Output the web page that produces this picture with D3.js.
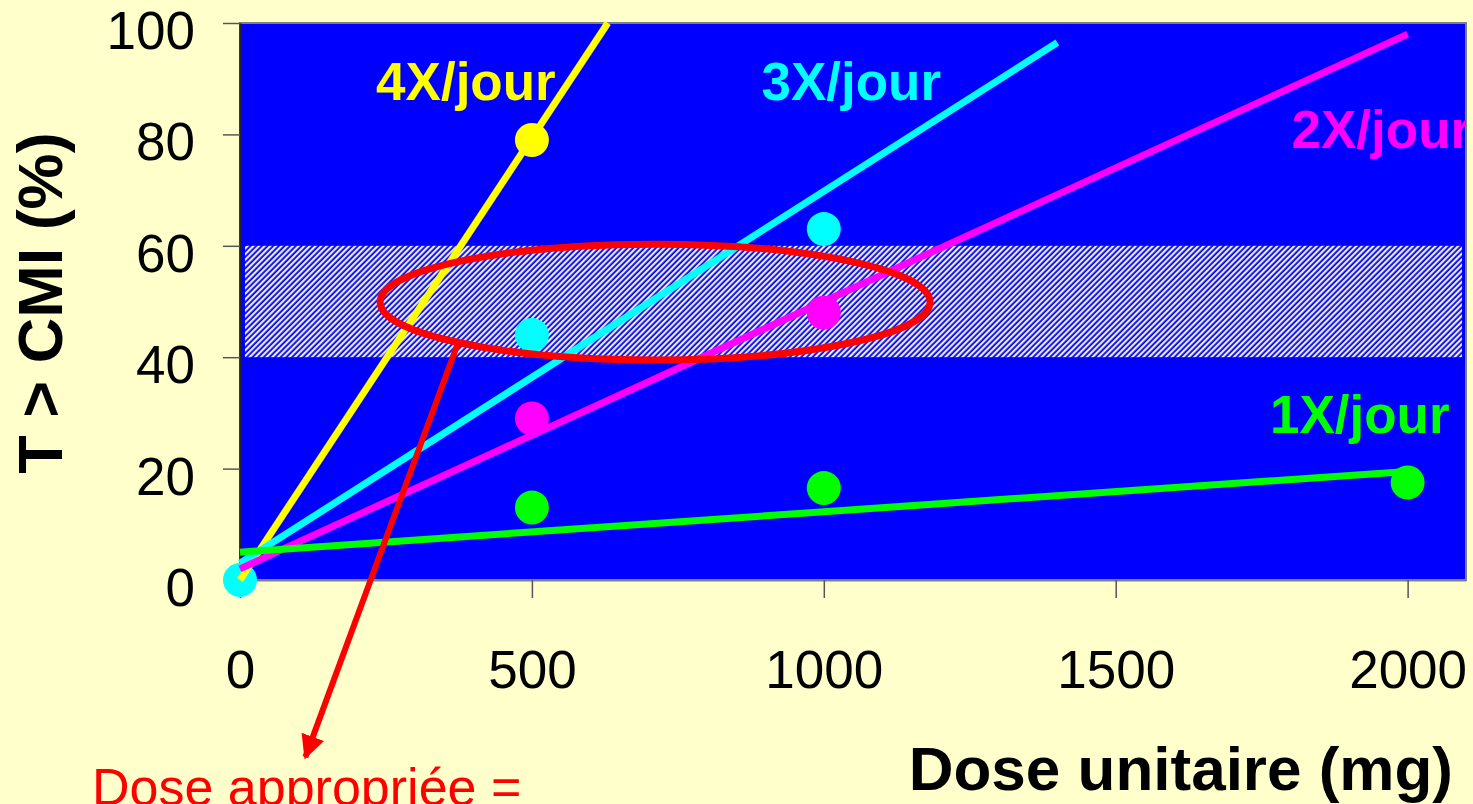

---

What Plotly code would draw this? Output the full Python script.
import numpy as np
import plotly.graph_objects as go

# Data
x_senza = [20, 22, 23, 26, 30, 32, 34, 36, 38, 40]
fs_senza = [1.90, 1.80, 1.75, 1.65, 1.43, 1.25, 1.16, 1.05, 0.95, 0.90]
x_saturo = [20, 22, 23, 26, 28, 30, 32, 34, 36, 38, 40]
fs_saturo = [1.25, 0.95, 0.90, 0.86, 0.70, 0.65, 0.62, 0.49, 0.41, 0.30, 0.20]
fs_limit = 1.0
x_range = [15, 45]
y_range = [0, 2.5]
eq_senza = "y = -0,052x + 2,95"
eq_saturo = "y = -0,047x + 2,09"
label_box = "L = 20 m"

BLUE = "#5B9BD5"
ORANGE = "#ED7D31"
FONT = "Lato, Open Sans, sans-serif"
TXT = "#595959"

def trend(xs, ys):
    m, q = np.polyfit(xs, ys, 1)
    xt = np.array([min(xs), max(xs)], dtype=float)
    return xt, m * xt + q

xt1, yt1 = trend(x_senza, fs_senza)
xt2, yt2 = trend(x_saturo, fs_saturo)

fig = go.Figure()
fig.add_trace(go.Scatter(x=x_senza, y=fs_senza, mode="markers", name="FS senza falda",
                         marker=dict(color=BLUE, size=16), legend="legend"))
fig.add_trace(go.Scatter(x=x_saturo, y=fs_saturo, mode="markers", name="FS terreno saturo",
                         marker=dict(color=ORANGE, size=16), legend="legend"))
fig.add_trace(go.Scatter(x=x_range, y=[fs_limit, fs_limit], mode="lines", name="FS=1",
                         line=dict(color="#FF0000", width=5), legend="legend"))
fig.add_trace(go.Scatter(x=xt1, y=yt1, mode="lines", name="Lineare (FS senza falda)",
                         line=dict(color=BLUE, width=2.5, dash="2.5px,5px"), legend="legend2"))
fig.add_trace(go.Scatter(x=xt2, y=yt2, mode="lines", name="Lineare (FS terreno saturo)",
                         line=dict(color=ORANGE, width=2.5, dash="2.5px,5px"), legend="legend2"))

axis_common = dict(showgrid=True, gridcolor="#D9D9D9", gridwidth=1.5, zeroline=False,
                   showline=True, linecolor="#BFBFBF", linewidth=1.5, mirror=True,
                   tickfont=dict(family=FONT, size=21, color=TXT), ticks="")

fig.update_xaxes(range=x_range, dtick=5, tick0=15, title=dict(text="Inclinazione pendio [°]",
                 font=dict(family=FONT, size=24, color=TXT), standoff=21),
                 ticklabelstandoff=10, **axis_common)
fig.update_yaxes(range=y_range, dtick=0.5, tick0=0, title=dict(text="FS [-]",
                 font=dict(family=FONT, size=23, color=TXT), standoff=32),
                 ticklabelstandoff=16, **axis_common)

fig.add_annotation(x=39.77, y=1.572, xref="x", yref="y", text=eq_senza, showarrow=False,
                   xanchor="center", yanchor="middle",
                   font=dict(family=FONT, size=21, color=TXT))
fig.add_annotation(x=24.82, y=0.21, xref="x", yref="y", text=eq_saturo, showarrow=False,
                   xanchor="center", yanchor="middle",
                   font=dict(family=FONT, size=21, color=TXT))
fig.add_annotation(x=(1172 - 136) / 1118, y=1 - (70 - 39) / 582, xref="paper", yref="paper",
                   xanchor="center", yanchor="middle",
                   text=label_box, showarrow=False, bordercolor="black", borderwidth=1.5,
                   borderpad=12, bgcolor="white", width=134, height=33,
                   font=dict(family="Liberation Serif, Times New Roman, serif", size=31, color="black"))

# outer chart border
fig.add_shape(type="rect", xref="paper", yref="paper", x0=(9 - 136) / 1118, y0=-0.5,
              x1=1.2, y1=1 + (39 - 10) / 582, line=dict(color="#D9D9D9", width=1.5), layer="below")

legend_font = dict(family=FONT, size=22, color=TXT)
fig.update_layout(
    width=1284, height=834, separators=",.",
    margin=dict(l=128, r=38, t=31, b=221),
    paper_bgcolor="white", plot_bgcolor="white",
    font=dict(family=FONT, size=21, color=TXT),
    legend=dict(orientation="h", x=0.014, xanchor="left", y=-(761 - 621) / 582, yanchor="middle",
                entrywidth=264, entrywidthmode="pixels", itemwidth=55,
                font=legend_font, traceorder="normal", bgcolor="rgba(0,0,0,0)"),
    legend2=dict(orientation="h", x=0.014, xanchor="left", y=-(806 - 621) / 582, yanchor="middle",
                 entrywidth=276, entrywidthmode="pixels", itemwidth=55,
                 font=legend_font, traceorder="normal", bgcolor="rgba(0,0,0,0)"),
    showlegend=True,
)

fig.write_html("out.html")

# [Your instructions]
Working from the data above, extract solely the lines from the one containing "What Plotly code" through the one containing "import plotly.graph_objects as go", exactly as they appear, both included.

# [Written answer]
What Plotly code would draw this? Output the full Python script.
import numpy as np
import plotly.graph_objects as go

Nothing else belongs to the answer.